- **DATA EXCERPT**:
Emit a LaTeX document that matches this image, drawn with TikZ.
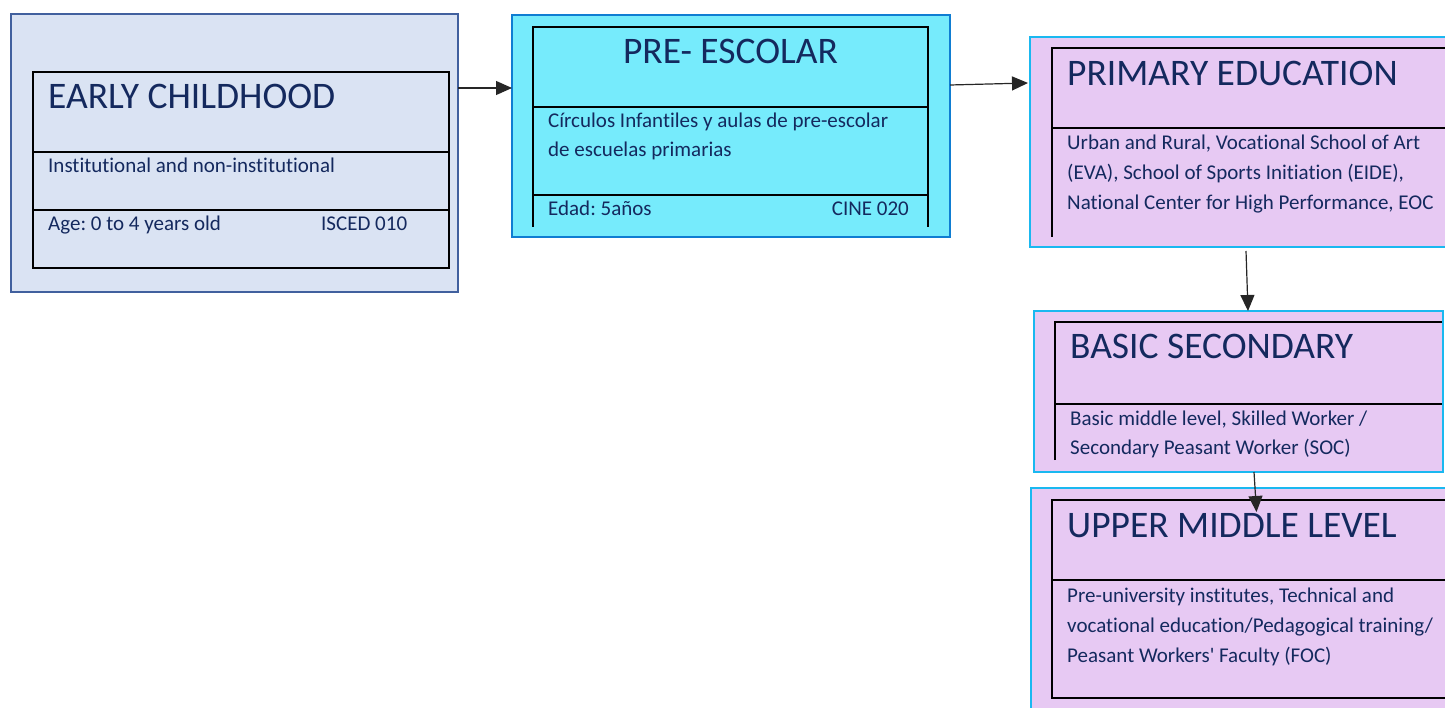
\documentclass[tikz,border=0pt]{standalone}
\usepackage{fontspec}
\newfontfamily\carl{Carlito}[Ligatures=NoCommon]
\usetikzlibrary{arrows.meta}
\frenchspacing
\definecolor{txt}{HTML}{14295E}
\definecolor{bAfill}{HTML}{DAE3F3}
\definecolor{bAline}{HTML}{41609E}
\definecolor{bBfill}{HTML}{76EBFC}
\definecolor{bBline}{HTML}{0F7DD2}
\definecolor{bCfill}{HTML}{E7C9F3}
\definecolor{bCline}{HTML}{1AB8F0}
\begin{document}
\begin{tikzpicture}[x=1pt,y=-1pt,
  outerbox/.style={anchor=north west, inner sep=0pt, outer sep=0pt, line width=2pt},
  title/.style={inner sep=0pt, anchor=base west, text=txt, font=\carl\frenchspacing\fontsize{37.5}{40}\selectfont},
  body/.style={inner sep=0pt, anchor=base west, text=txt, font=\carl\frenchspacing\fontsize{21}{24}\selectfont},
  innerline/.style={line width=1.5pt, draw=black},
  arr/.style={line width=1.2pt, draw=black!85, -{Triangle[length=16pt,width=14pt]}}]
\useasboundingbox (0,0) rectangle (1445,708);
\begin{scope}
\clip (0,0) rectangle (1445,708);
% Box 1
\node[outerbox, draw=bAline, fill=bAfill, minimum width=447pt, minimum height=278pt] (b1) at (11,14) {};
\draw[innerline] (33,72) rectangle (449,268);
\draw[innerline] (33,152) -- (449,152);
\draw[innerline] (33,210) -- (449,210);
\node[title] (b1t) at (48,109) {EARLY CHILDHOOD};
\node[body] (b1a) at (48,173) {Institutional and non-institutional};
\node[body] (b1b) at (48,231) {Age: 0 to 4 years old};
\node[body] (b1c) at (321,231) {ISCED 010};
% Box 2
\node[outerbox, draw=bBline, fill=bBfill, minimum width=438pt, minimum height=222pt] (b2) at (512,15) {};
\draw[innerline] (533,227) -- (533,27) -- (928,27) -- (928,227);
\draw[innerline] (533,107) -- (928,107);
\draw[innerline] (533,195) -- (928,195);
\node[title, anchor=base] (b2t) at (730.5,64) {PRE- ESCOLAR};
\node[body] (b2a) at (548,128) {Círculos Infantiles y aulas de pre-escolar};
\node[body] (b2b) at (548,157) {de escuelas primarias};
\node[body] (b2c) at (548,216) {Edad: 5años};
\node[body, anchor=base east] (b2d) at (909,216) {CINE 020};
% Box 3
\node[outerbox, draw=bCline, fill=bCfill, minimum width=430pt, minimum height=210pt] (b3) at (1030,37) {};
\draw[innerline] (1052,237) -- (1052,48) -- (1470,48);
\draw[innerline] (1052,128) -- (1470,128);
\node[title] (b3t) at (1067,86) {PRIMARY EDUCATION};
\node[body] (b3a) at (1067,150) {Urban and Rural, Vocational School of Art};
\node[body] (b3b) at (1067,180) {(EVA), School of Sports Initiation (EIDE),};
\node[body] (b3c) at (1067,210) {National Center for High Performance, EOC};
% Box 4
\node[outerbox, draw=bCline, fill=bCfill, minimum width=409pt, minimum height=161pt] (b4) at (1034,311) {};
\draw[innerline] (1055,460) -- (1055,322) -- (1442,322);
\draw[innerline] (1055,404) -- (1442,404);
\node[title] (b4t) at (1070,359) {BASIC SECONDARY};
\node[body] (b4a) at (1070,425) {Basic middle level, Skilled Worker /};
\node[body] (b4b) at (1070,454) {Secondary Peasant Worker (SOC)};
% Box 5
\node[outerbox, draw=bCline, fill=bCfill, minimum width=430pt, minimum height=240pt] (b5) at (1031,488) {};
\draw[innerline] (1470,500) -- (1052,500) -- (1052,698) -- (1470,698);
\draw[innerline] (1052,580) -- (1470,580);
\node[title] (b5t) at (1067,537) {UPPER MIDDLE LEVEL};
\node[body] (b5a) at (1067,602) {Pre-university institutes, Technical and};
\node[body] (b5b) at (1067,632) {vocational education/Pedagogical training/};
\node[body] (b5c) at (1067,662) {Peasant Workers' Faculty (FOC)};
% Arrows
\draw[arr] ([yshift=65pt]b1.east) -- ([yshift=65pt]b1.east -| b2.west);
\draw[arr] ([yshift=41pt]b2.east) -- ([yshift=59pt,xshift=-2pt]b3.west);
\draw[arr] ([xshift=1pt,yshift=-4pt]b3.south) -- ([xshift=9.5pt]b4.north);
\draw[arr] ([xshift=15.5pt]b4.south) -- ([xshift=10.5pt,yshift=-24pt]b5.north);
\end{scope}
\end{tikzpicture}
\end{document}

- **WHAT IS EXPECTED**: Print out the lines exactly, skipping any picture.

- **ANSWER TO THE TASK**:
Emit a LaTeX document that matches this image, drawn with TikZ.
\documentclass[tikz,border=0pt]{standalone}
\usepackage{fontspec}
\newfontfamily\carl{Carlito}[Ligatures=NoCommon]
\usetikzlibrary{arrows.meta}
\frenchspacing
\definecolor{txt}{HTML}{14295E}
\definecolor{bAfill}{HTML}{DAE3F3}
\definecolor{bAline}{HTML}{41609E}
\definecolor{bBfill}{HTML}{76EBFC}
\definecolor{bBline}{HTML}{0F7DD2}
\definecolor{bCfill}{HTML}{E7C9F3}
\definecolor{bCline}{HTML}{1AB8F0}
\begin{document}
\begin{tikzpicture}[x=1pt,y=-1pt,
  outerbox/.style={anchor=north west, inner sep=0pt, outer sep=0pt, line width=2pt},
  title/.style={inner sep=0pt, anchor=base west, text=txt, font=\carl\frenchspacing\fontsize{37.5}{40}\selectfont},
  body/.style={inner sep=0pt, anchor=base west, text=txt, font=\carl\frenchspacing\fontsize{21}{24}\selectfont},
  innerline/.style={line width=1.5pt, draw=black},
  arr/.style={line width=1.2pt, draw=black!85, -{Triangle[length=16pt,width=14pt]}}]
\useasboundingbox (0,0) rectangle (1445,708);
\begin{scope}
\clip (0,0) rectangle (1445,708);
% Box 1
\node[outerbox, draw=bAline, fill=bAfill, minimum width=447pt, minimum height=278pt] (b1) at (11,14) {};
\draw[innerline] (33,72) rectangle (449,268);
\draw[innerline] (33,152) -- (449,152);
\draw[innerline] (33,210) -- (449,210);
\node[title] (b1t) at (48,109) {EARLY CHILDHOOD};
\node[body] (b1a) at (48,173) {Institutional and non-institutional};
\node[body] (b1b) at (48,231) {Age: 0 to 4 years old};
\node[body] (b1c) at (321,231) {ISCED 010};
% Box 2
\node[outerbox, draw=bBline, fill=bBfill, minimum width=438pt, minimum height=222pt] (b2) at (512,15) {};
\draw[innerline] (533,227) -- (533,27) -- (928,27) -- (928,227);
\draw[innerline] (533,107) -- (928,107);
\draw[innerline] (533,195) -- (928,195);
\node[title, anchor=base] (b2t) at (730.5,64) {PRE- ESCOLAR};
\node[body] (b2a) at (548,128) {Círculos Infantiles y aulas de pre-escolar};
\node[body] (b2b) at (548,157) {de escuelas primarias};
\node[body] (b2c) at (548,216) {Edad: 5años};
\node[body, anchor=base east] (b2d) at (909,216) {CINE 020};
% Box 3
\node[outerbox, draw=bCline, fill=bCfill, minimum width=430pt, minimum height=210pt] (b3) at (1030,37) {};
\draw[innerline] (1052,237) -- (1052,48) -- (1470,48);
\draw[innerline] (1052,128) -- (1470,128);
\node[title] (b3t) at (1067,86) {PRIMARY EDUCATION};
\node[body] (b3a) at (1067,150) {Urban and Rural, Vocational School of Art};
\node[body] (b3b) at (1067,180) {(EVA), School of Sports Initiation (EIDE),};
\node[body] (b3c) at (1067,210) {National Center for High Performance, EOC};
% Box 4
\node[outerbox, draw=bCline, fill=bCfill, minimum width=409pt, minimum height=161pt] (b4) at (1034,311) {};
\draw[innerline] (1055,460) -- (1055,322) -- (1442,322);
\draw[innerline] (1055,404) -- (1442,404);
\node[title] (b4t) at (1070,359) {BASIC SECONDARY};
\node[body] (b4a) at (1070,425) {Basic middle level, Skilled Worker /};
\node[body] (b4b) at (1070,454) {Secondary Peasant Worker (SOC)};
% Box 5
\node[outerbox, draw=bCline, fill=bCfill, minimum width=430pt, minimum height=240pt] (b5) at (1031,488) {};
\draw[innerline] (1470,500) -- (1052,500) -- (1052,698) -- (1470,698);
\draw[innerline] (1052,580) -- (1470,580);
\node[title] (b5t) at (1067,537) {UPPER MIDDLE LEVEL};
\node[body] (b5a) at (1067,602) {Pre-university institutes, Technical and};
\node[body] (b5b) at (1067,632) {vocational education/Pedagogical training/};
\node[body] (b5c) at (1067,662) {Peasant Workers' Faculty (FOC)};
% Arrows
\draw[arr] ([yshift=65pt]b1.east) -- ([yshift=65pt]b1.east -| b2.west);
\draw[arr] ([yshift=41pt]b2.east) -- ([yshift=59pt,xshift=-2pt]b3.west);
\draw[arr] ([xshift=1pt,yshift=-4pt]b3.south) -- ([xshift=9.5pt]b4.north);
\draw[arr] ([xshift=15.5pt]b4.south) -- ([xshift=10.5pt,yshift=-24pt]b5.north);
\end{scope}
\end{tikzpicture}
\end{document}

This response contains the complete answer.